Prognosen europäischer studien zum tourismus unter klimawandelbedingungen
Mehrere Studien der Europäischen Union beschäftigen sich mit den Auswirkungen des Klimawandels auf Tourismusströme innerhalb Europas. Eine Untersuchung aus dem Jahr 2023 basiert vor allem auf Verhaltensannahmen statt repräsentativer Umfragen und prognostiziert deutliche Verschiebungen bei der Nachfrage nach Reisezielen.
Demnach profitieren nördliche Regionen vom Klimawandel durch steigende Attraktivität während südliche Gebiete erhebliche Rückgänge erleben könnten: „Die nördlichen Regionen profitieren vom Klimawandel, während die südlichen Regionen mit erheblichen Rückgängen konfrontiert sind“, so EU-Forscher.
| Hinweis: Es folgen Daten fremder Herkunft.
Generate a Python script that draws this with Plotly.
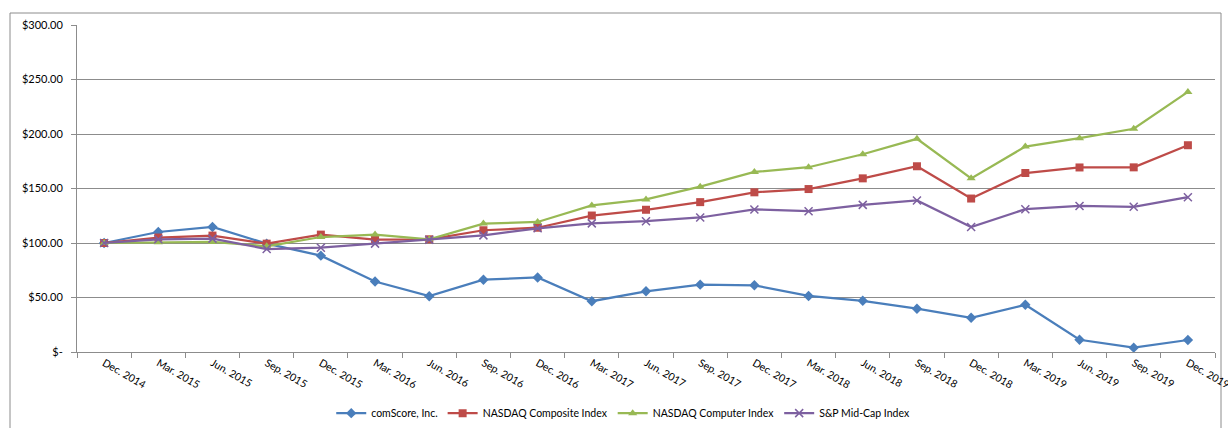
import plotly.graph_objects as go

categories = ["Dec. 2014", "Mar. 2015", "Jun. 2015", "Sep. 2015", "Dec. 2015", "Mar. 2016",
              "Jun. 2016", "Sep. 2016", "Dec. 2016", "Mar. 2017", "Jun. 2017", "Sep. 2017",
              "Dec. 2017", "Mar. 2018", "Jun. 2018", "Sep. 2018", "Dec. 2018", "Mar. 2019",
              "Jun. 2019", "Sep. 2019", "Dec. 2019"]

comscore = [100.0, 110.1, 114.7, 99.4, 88.4, 64.7, 51.2, 66.3, 68.4, 46.6, 55.7, 61.8,
            61.2, 51.4, 47.0, 39.7, 31.4, 43.3, 11.2, 4.0, 11.0]
nasdaq_composite = [100.0, 105.0, 106.8, 99.4, 107.7, 103.0, 103.4, 111.7, 114.0, 125.2, 130.5,
                    137.5, 146.5, 149.5, 159.3, 170.4, 140.8, 164.2, 169.3, 169.4, 189.7]
nasdaq_computer = [100.0, 100.6, 101.0, 97.0, 105.5, 107.7, 103.4, 117.8, 119.3, 134.5, 140.0,
                   151.7, 165.2, 169.5, 181.4, 195.6, 159.3, 188.5, 196.2, 204.8, 238.6]
sp_midcap = [100.0, 103.4, 104.0, 94.5, 95.7, 99.4, 103.0, 107.0, 113.5, 118.0, 120.0, 123.4,
             130.8, 129.2, 135.0, 139.0, 114.7, 131.0, 134.0, 133.2, 142.0]

series_names = ["comScore, Inc.", "NASDAQ Composite Index", "NASDAQ Computer Index", "S&P Mid-Cap Index"]

y_tickvals = [0, 50, 100, 150, 200, 250, 300]
y_ticktext = ["$-", "$50.00", "$100.00", "$150.00", "$200.00", "$250.00", "$300.00"]

colors = ["#4A7EBB", "#BE4B48", "#98B954", "#7D60A0"]
symbols = ["diamond", "square", "triangle-up", "x-thin"]
sizes = [8, 8, 8, 8]

fig = go.Figure()
for name, vals, col, sym, sz in zip(series_names,
                                    [comscore, nasdaq_composite, nasdaq_computer, sp_midcap],
                                    colors, symbols, sizes):
    marker = dict(symbol=sym, size=sz, color=col)
    if sym == "x-thin":
        marker["line"] = dict(color=col, width=1.5)
    else:
        marker["line"] = dict(width=0)
    fig.add_trace(go.Scatter(x=categories, y=vals, name=name, mode="lines+markers",
                             line=dict(color=col, width=2.25), marker=marker))

grid_col = "#8C8C8C"
fig.update_layout(
    width=1228, height=428,
    margin=dict(l=77, r=13, t=25, b=76, autoexpand=False),
    paper_bgcolor="white", plot_bgcolor="white",
    font=dict(family="Lato, 'Open Sans', sans-serif", size=11, color="#000000"),
    showlegend=True,
    legend=dict(orientation="h", x=0.480, xanchor="center", y=-0.187, yanchor="middle",
                font=dict(size=10.5), itemwidth=30, tracegroupgap=0,
                bgcolor="rgba(0,0,0,0)"),
    xaxis=dict(type="category", range=[-0.5, 20.5], tickson="boundaries", ticks="outside",
               ticklen=5, tickcolor=grid_col, showline=True, linecolor=grid_col, linewidth=1,
               showgrid=False, tickangle=30, tickfont=dict(size=10.5), automargin=False),
    yaxis=dict(range=[0, 300], tickvals=y_tickvals, ticktext=y_ticktext, ticks="outside",
               ticklen=5, tickcolor=grid_col, showline=True, linecolor=grid_col, linewidth=1,
               showgrid=True, gridcolor=grid_col, gridwidth=1, zeroline=False,
               ticklabelstandoff=6, tickfont=dict(size=11), automargin=False),
)

# outer chart border
fig.add_shape(type="rect", xref="paper", yref="paper",
              x0=(10 - 77) / 1138, x1=(1221 - 77) / 1138,
              y0=-0.4, y1=(352 - 13) / 327,
              line=dict(color="#8C8C8C", width=1), fillcolor="rgba(0,0,0,0)", layer="below")

fig.write_html("out.html")
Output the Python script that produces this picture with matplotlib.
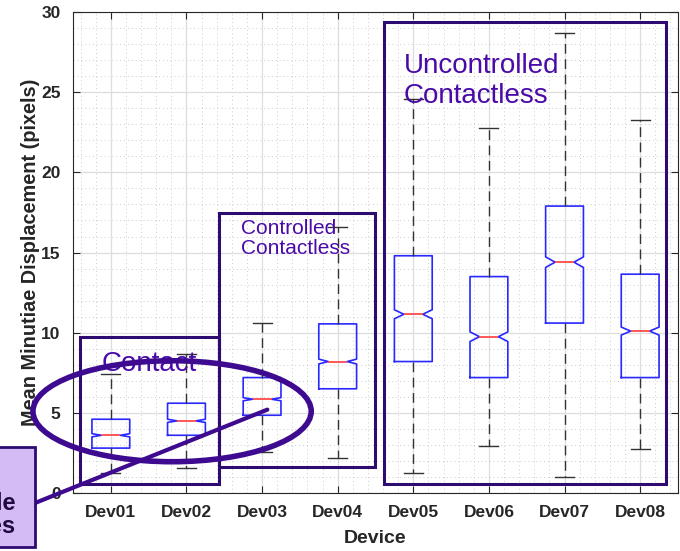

Wintertourismus als saisonale entlastung
Eine weitere Studie aus Dezember 2024 hebt hervor, dass wärmere südliche Küstenregionen verstärkt Wintertouristen anziehen könnten – was eine saisonale Entlastung während der heißen Sommermonate bewirken würde. Diese Entwicklung wäre unter Nachhaltigkeitsgesichtspunkten positiv zu bewerten.
Insgesamt deuten diese Prognosen darauf hin, dass deutsche Urlauberinnen und Urlauber künftig häufiger kühlere Destinationen ins Auge fassen könnten – zumindest außerhalb der Hauptsaison.
Regionale beispiele für veränderte besucherströme aufgrund hitzeextremen
Konkrete Hinweise auf veränderte Reisemuster zeigen sich auch regional innerhalb Deutschlands selbst sowie bei internationalen Gästen hierzulande. So verzeichnet etwa die Region Hochschwarzwald seit einigen Jahren einen Anstieg von Besuchern aus Südeuropa wie Spanien.
Diese Gäste suchen Schutz vor extremer Hitze in ihren Heimatländern und nutzen kühlere Berg- oder Waldgebiete als Alternative zum traditionellen Strandurlaub am Mittelmeerstrand bei hohen Temperaturen über 35 Grad Celsius im Sommermonat Juli oder August.
Solche Entwicklungen illustrieren anschaulich den Einfluss klimatischer Veränderungen auf touristische Entscheidungen sowohl national als auch international – ein Faktor mit wachsender Bedeutung für zukünftige Planungen von Destinationen sowie Reiseveranstaltern gleichermaßen.